GOAL OF THE EXERCISE: Reproduce the listing below exactly, beginning with its first line and ending with the line that holds "rest_range = [800, 1260]"; pictures are not part of the copy.
---------- DATA PROVIDED
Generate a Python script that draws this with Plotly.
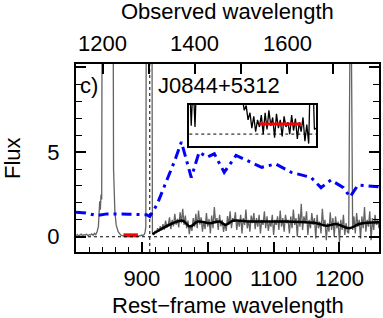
import plotly.graph_objects as go

# ---------------- data ----------------
REDSHIFT = 0.428
rest_range = [800, 1260]

# gray observed spectrum: low-resolution part (rest-frame Angstrom, flux)
spec_left_wave = [800, 802, 804, 806, 808, 810, 812, 814, 816, 818, 820, 822, 824, 826, 828, 830,
                  832, 834, 835, 836, 837, 838, 839, 840, 856, 857, 859, 861, 864, 866, 868, 870,
                  872, 874, 876, 878, 880, 882, 884, 886, 888, 890, 892, 894, 896, 898, 900, 902,
                  904, 905, 906, 907, 915]
spec_left_flux = [0.08, 0.13, 0.05, 0.11, 0.15, 0.06, 0.12, 0.09, 0.16, 0.07, 0.12, 0.10, 0.17, 0.08, 0.20, 0.12,
                  0.30, 0.60, 1.30, 2.10, 1.60, 2.50, 2.20, 20.0, 20.0, 4.0, 1.5, 0.7, 0.30, 0.18, 0.10, 0.07,
                  0.05, 0.09, 0.04, 0.08, 0.03, 0.07, 0.05, 0.09, 0.04, 0.06, 0.08, 0.03, 0.07, 0.05, 0.10, 0.08,
                  0.15, 0.30, 0.60, 20.0, 20.0]

# gray spectrum: noisy part, sampled every 2 A from 916 A
noisy_start = 916
noisy_step = 2
noisy_flux = [
    0.25, 0.10, 0.35, 0.22, 0.50, 0.30, 0.62, 0.38, 0.75, 0.42, 0.95, 0.55, 0.70, 1.15, 0.45, 1.00, 0.62, 1.35, 0.72, 1.05, 0.55, 1.45,
    0.80, 1.65, 0.70, 1.25, 0.50, 0.95, 0.15, 0.70, 0.35, 1.10, 0.60, 1.35, 0.50, 1.55, 0.72, 1.15, 0.30, 0.92, 0.45, 1.40, 0.60,
    1.05, 0.20, 1.25, 0.50, 1.75, 0.80, 1.10, 0.40, 1.30, 0.62, 1.00, 0.28, 0.80, 0.35, 1.22, 0.70, 1.50, 0.50, 1.10, 0.90,
    1.45, 0.40, 1.00, 0.60, 1.30, 0.20, 1.10, 0.70, 1.60, 0.50, 1.00, 0.30, 1.25, 0.80, 1.40, 0.45, 1.10, 0.60, 1.30, 0.20,
    1.00, 0.70, 1.50, 0.50, 1.20, 0.35, 0.90, 0.60, 1.30, 0.10, 1.00, 0.70, 1.20, 0.40, 1.55, 0.60, 1.10, 0.30, 1.30, 0.80,
    1.00, 0.20, 1.20, 0.50, 1.60, 0.70, 1.10, 0.00, 1.35, 0.60, 1.95, 0.40, 1.20, 0.80, 1.50, 0.10, 1.00, 0.50, 1.40, 0.70,
    1.10, -0.10, 1.30, 0.50, 0.90, 0.20, 1.65, 0.60, 1.00, -0.20, 0.80, 0.30, 1.45, 0.40, 1.10, 0.00, 1.20, 0.50, 0.90, -0.30,
    1.00, 0.40, 1.30, 0.10, 0.80, 0.30,
    0.20, 12.0, 12.0, 0.40,
    1.20, 0.20, 1.40, 0.60, 1.00, -0.10, 1.20, 0.50, 1.75, 0.30, 1.00, 0.60, 1.50, -0.20, 1.10, 0.40, 1.30, 0.70, 1.00, 0.50,
]

# black smooth continuum fit
cont_wave = [916, 927, 947, 962, 973, 985, 1003, 1018, 1027, 1038, 1064, 1079, 1114, 1165, 1180, 1195, 1215, 1230, 1260]
cont_flux = [0.15, 0.40, 0.80, 0.95, 0.60, 0.90, 0.80, 0.90, 0.70, 0.95, 0.90, 0.90, 0.90, 0.80, 0.65, 0.75, 0.50, 0.75, 0.85]

# blue dash-dot template
blue_wave = [800, 815, 832, 847, 880, 907, 912, 923, 938, 950, 960, 975, 987, 999, 1010, 1025, 1043, 1066,
             1082, 1103, 1127, 1157, 1172, 1187, 1206, 1216, 1228, 1260]
blue_flux = [1.45, 1.40, 1.25, 1.35, 1.33, 1.30, 1.20, 1.90, 3.35, 4.50, 5.60, 3.50, 5.00, 4.70, 4.90, 3.80, 4.80, 4.40,
             4.10, 4.30, 3.80, 3.50, 2.90, 3.35, 2.90, 2.35, 3.05, 2.95]

# red segment (mean flux below Lyman limit)
red_wave = [872, 894]
red_flux = [0.084, 0.084]

# inset spectrum
inset_wave = [835, 836, 837, 838, 839, 840, 862, 863, 864, 865, 866, 867, 868, 869, 870, 871, 872, 873, 874, 875,
              876, 877, 878, 879, 880, 881, 882, 883, 884, 885, 886, 887, 888, 889, 890, 891, 892, 893, 894,
              895, 896, 897, 898, 899, 900, 901, 902]
inset_flux = [0.50, 0.07, 0.45, 0.06, 0.60, 1.00, 1.00, 0.30, 0.20, 0.24, 0.12, 0.18, 0.05, 0.15, 0.02, 0.12, 0.06, 0.16, 0.00, 0.18,
              0.04, 0.20, 0.07, 0.14, -0.03, 0.17, 0.05, 0.12, -0.02, 0.15, 0.06, 0.10, 0.00, 0.16, 0.03, 0.13, -0.04, 0.10, 0.02,
              0.14, -0.06, 0.08, -0.08, 0.60, 0.60, 0.04, 0.05]
inset_xrange = [835, 902]
inset_yrange = [-0.10, 0.245]

lyman_limit = 912
obs_ticks = [1200, 1300, 1400, 1500, 1600, 1700]
obs_ticktext = ['1200', '', '1400', '', '1600', '']
rest_ticks = [900, 1000, 1100, 1200]
flux_ticks = [0, 5, 10]
flux_ticktext = ['0', '5', '']

# ---------------- figure ----------------
FONT = 'Liberation Sans'
FS = 22
noisy_wave = [noisy_start + i * noisy_step for i in range(len(noisy_flux))]
spec_wave = spec_left_wave + noisy_wave
spec_flux = spec_left_flux + noisy_flux

fig = go.Figure()
fig.add_trace(go.Scatter(x=spec_wave, y=spec_flux, mode='lines',
                         line=dict(color='#636363', width=1.3), hoverinfo='skip'))
fig.add_trace(go.Scatter(x=cont_wave, y=cont_flux, mode='lines', line_shape='spline',
                         line=dict(color='black', width=2.5)))
fig.add_trace(go.Scatter(x=blue_wave, y=blue_flux, mode='lines',
                         line=dict(color='#0000ff', width=3, dash='10px,5px,3px,5px')))
fig.add_trace(go.Scatter(x=red_wave, y=red_flux, mode='lines', line=dict(color='#ff0000', width=4)))
fig.add_trace(go.Scatter(x=[rest_range[0] * (1 + REDSHIFT)], y=[0], xaxis='x2', yaxis='y',
                         mode='markers', marker=dict(opacity=0), hoverinfo='skip'))
fig.add_trace(go.Scatter(x=inset_wave, y=inset_flux, xaxis='x3', yaxis='y3', mode='lines',
                         line=dict(color='black', width=1.3)))
fig.add_trace(go.Scatter(x=red_wave, y=red_flux, xaxis='x3', yaxis='y3', mode='lines',
                         line=dict(color='#ff0000', width=3)))

tickfont = dict(family=FONT, size=FS, color='black')

annotations = [
    dict(text='Observed wavelength', xref='paper', yref='paper', x=0.5, y=1, yshift=53,
         showarrow=False, font=tickfont, yanchor='middle'),
    dict(text='Rest\u2212frame wavelength', xref='paper', yref='paper', x=0.5, y=0, yshift=-53,
         showarrow=False, font=tickfont, yanchor='middle'),
    dict(text='Flux', xref='paper', yref='paper', x=0, xshift=-64, y=0.5, textangle=-90,
         showarrow=False, font=tickfont, xanchor='center'),
    dict(text='c)', xref='paper', yref='paper', x=0, xshift=2, y=1, yshift=-21,
         xanchor='left', yanchor='middle', showarrow=False, font=tickfont),
    dict(text='J0844+5312', xref='paper', yref='paper', x=(157 - 76) / 305, y=1, yshift=-21,
         xanchor='left', yanchor='middle', showarrow=False, font=tickfont),
]
for v, t in zip(obs_ticks, obs_ticktext):
    if t:
        annotations.append(dict(text=t, xref='x2', yref='paper', x=v, y=1, yshift=21,
                                xanchor='center', yanchor='middle', showarrow=False, font=tickfont))

fig.update_layout(
    width=383, height=318,
    margin=dict(l=76, r=2, t=64, b=66),
    paper_bgcolor='white', plot_bgcolor='white',
    showlegend=False,
    xaxis=dict(domain=[0, 1], anchor='y', range=rest_range, showgrid=False, zeroline=False,
               showline=True, linecolor='black', linewidth=2, mirror=True,
               ticks='inside', tickvals=rest_ticks, ticklen=10, tickwidth=1.5, tickcolor='black',
               minor=dict(ticks='inside', tick0=800, dtick=20, ticklen=5, tickwidth=1.2, tickcolor='black'),
               tickfont=tickfont, ticklabelstandoff=6),
    xaxis2=dict(overlaying='x', side='top', anchor='y',
                range=[rest_range[0] * (1 + REDSHIFT), rest_range[1] * (1 + REDSHIFT)],
                showgrid=False, zeroline=False, showline=False, showticklabels=False,
                ticks='inside', tickvals=obs_ticks, ticklen=10,
                tickwidth=1.5, tickcolor='black'),
    yaxis=dict(domain=[0, 1], anchor='x', range=[-0.9, 10.2], showgrid=False, zeroline=False,
               showline=True, linecolor='black', linewidth=2, mirror='ticks',
               ticks='inside', tickvals=flux_ticks, ticktext=flux_ticktext, ticklen=10, tickwidth=1.5,
               tickcolor='black',
               minor=dict(ticks='inside', tick0=0, dtick=1, ticklen=6, tickwidth=1.2, tickcolor='black'),
               tickfont=tickfont, ticklabelstandoff=10),
    xaxis3=dict(domain=[0.374, 0.793], anchor='y3', range=inset_xrange, showgrid=False, zeroline=False,
                showline=True, linecolor='black', linewidth=1.5, mirror=True, showticklabels=False, ticks=''),
    yaxis3=dict(domain=[0.564, 0.782], anchor='x3', range=inset_yrange, showgrid=False, zeroline=False,
                showline=True, linecolor='black', linewidth=1.5, mirror=True, showticklabels=False, ticks=''),
    shapes=[
        dict(type='line', xref='paper', x0=0, x1=1, yref='y', y0=0, y1=0,
             line=dict(color='black', width=1, dash='dot'), layer='above'),
        dict(type='line', xref='x', x0=lyman_limit, x1=lyman_limit, yref='paper', y0=0, y1=1,
             line=dict(color='black', width=1, dash='dot'), layer='above'),
        dict(type='line', xref='x3 domain', x0=0, x1=1, yref='y3', y0=0, y1=0,
             line=dict(color='black', width=1, dash='dot'), layer='above'),
    ],
    annotations=annotations,
)

fig.write_html('out.html', config={'displayModeBar': False},
               post_script="document.body.style.margin='0';document.body.style.padding='0';")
--------------------
FINAL ANSWER:
Generate a Python script that draws this with Plotly.
import plotly.graph_objects as go

# ---------------- data ----------------
REDSHIFT = 0.428
rest_range = [800, 1260]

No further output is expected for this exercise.